→ **DATASET EXCERPTS**
......

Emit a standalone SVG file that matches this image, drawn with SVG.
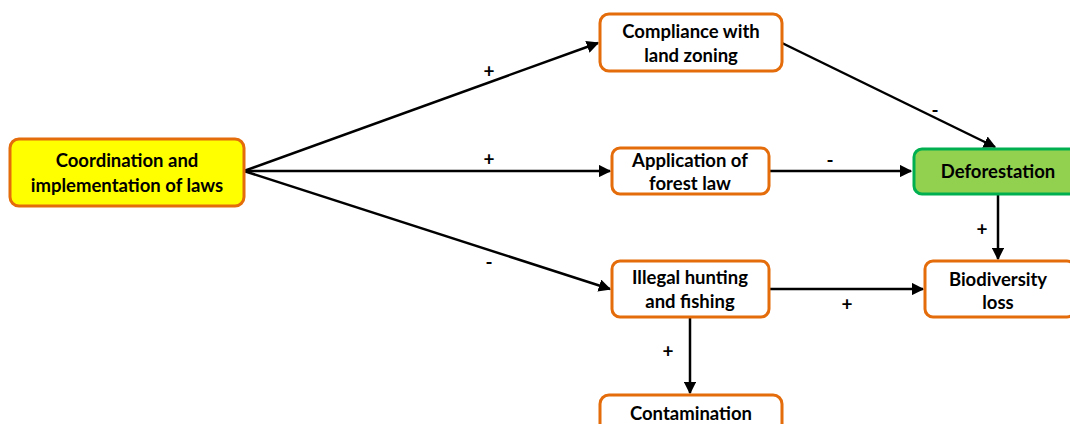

......

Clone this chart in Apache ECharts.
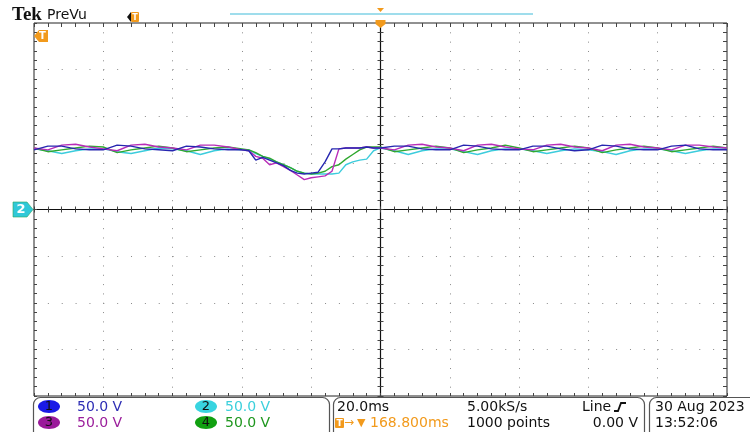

......

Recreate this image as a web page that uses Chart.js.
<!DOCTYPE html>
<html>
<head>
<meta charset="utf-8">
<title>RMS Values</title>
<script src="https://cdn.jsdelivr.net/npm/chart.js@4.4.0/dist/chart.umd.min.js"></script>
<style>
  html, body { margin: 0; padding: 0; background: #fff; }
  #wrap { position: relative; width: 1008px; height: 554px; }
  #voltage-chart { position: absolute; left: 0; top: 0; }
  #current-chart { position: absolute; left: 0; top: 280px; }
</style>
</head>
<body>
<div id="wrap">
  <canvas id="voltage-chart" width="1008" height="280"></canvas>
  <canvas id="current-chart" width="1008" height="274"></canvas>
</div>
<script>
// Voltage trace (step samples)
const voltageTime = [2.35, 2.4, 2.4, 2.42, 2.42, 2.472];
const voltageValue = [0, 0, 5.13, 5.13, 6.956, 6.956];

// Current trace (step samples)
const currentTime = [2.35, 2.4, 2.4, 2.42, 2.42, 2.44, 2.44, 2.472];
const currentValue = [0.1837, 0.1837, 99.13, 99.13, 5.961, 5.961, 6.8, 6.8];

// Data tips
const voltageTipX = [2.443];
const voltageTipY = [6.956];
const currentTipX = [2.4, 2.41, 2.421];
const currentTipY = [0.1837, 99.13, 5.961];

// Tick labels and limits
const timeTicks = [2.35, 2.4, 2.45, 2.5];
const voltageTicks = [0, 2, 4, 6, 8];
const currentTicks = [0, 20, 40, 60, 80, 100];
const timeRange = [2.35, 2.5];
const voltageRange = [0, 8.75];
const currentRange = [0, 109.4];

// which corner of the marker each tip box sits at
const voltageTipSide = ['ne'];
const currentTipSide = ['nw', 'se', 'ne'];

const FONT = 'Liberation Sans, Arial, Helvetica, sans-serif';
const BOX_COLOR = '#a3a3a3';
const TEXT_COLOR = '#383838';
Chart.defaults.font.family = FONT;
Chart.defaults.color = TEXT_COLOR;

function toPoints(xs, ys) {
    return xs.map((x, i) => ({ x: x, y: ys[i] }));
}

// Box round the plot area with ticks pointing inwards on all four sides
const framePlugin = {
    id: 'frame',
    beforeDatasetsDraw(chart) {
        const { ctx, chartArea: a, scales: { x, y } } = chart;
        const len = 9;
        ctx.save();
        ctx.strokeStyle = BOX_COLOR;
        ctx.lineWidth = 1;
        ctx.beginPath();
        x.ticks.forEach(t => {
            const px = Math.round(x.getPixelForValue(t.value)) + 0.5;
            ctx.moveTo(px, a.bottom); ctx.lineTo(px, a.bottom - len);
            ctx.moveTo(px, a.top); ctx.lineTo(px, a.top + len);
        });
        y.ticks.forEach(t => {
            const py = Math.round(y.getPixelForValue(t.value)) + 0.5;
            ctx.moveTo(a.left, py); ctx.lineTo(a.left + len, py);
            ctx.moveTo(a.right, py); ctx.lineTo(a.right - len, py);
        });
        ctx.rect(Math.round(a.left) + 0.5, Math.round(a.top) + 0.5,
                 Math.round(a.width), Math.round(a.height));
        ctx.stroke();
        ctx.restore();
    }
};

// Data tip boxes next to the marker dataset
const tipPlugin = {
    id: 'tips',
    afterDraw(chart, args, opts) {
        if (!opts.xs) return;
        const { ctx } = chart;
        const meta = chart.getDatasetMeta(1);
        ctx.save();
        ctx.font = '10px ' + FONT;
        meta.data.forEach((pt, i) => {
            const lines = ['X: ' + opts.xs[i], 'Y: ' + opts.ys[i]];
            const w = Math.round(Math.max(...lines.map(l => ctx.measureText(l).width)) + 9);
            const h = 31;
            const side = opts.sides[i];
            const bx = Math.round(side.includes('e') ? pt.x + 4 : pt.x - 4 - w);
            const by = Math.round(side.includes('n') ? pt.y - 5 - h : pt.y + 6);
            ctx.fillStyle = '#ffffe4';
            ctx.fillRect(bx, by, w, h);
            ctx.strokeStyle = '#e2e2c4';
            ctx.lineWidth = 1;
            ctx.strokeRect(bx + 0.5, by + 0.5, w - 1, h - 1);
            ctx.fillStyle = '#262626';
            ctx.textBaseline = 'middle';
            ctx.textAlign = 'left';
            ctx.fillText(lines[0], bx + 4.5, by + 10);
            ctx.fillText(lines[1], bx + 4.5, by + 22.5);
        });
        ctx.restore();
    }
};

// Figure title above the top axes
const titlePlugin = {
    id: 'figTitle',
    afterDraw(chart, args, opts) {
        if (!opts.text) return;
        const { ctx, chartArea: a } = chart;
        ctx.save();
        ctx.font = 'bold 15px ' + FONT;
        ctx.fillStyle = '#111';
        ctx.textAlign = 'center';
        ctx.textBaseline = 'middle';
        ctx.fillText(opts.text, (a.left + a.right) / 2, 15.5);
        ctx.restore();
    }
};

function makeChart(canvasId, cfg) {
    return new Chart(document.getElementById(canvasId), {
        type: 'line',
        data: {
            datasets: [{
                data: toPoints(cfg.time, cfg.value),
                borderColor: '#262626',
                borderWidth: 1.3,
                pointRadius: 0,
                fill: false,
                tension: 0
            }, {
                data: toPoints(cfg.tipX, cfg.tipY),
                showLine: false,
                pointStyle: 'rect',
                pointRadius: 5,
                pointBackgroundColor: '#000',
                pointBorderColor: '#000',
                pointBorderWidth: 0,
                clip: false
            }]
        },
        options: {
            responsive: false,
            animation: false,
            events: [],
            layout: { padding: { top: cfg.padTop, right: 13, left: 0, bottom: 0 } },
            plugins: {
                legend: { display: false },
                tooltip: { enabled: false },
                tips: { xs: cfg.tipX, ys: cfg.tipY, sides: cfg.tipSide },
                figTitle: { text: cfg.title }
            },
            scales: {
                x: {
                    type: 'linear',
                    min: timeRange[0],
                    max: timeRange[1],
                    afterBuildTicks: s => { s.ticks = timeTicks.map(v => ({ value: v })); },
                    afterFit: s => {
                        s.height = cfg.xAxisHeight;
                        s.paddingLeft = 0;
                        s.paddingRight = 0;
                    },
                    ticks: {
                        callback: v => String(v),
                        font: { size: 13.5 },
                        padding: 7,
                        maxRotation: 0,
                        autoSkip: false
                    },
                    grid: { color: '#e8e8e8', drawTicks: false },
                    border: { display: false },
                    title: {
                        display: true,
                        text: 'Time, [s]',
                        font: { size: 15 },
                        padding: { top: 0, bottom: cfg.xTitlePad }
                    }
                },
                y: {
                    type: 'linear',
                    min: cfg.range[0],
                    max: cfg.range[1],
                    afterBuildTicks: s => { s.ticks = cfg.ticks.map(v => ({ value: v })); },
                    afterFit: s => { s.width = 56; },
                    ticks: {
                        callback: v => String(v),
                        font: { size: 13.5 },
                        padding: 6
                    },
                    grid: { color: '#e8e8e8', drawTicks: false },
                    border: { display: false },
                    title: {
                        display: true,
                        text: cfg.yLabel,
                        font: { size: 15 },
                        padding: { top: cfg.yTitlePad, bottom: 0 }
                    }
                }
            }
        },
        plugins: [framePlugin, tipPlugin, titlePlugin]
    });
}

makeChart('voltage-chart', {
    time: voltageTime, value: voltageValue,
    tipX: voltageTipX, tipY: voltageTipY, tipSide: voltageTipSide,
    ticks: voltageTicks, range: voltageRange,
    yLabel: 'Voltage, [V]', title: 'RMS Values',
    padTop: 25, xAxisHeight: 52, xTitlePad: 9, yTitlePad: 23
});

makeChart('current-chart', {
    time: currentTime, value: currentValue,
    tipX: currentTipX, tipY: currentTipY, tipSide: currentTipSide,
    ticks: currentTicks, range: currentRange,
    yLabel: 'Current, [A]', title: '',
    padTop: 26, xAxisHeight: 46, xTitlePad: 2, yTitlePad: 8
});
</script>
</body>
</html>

......

→ **WORK REQUIRED**
Which lines above hold the word "that"? Copy each of them.

→ **RESULT FOR THIS TASK**
Emit a standalone SVG file that matches this image, drawn with SVG.
Recreate this image as a web page that uses Chart.js.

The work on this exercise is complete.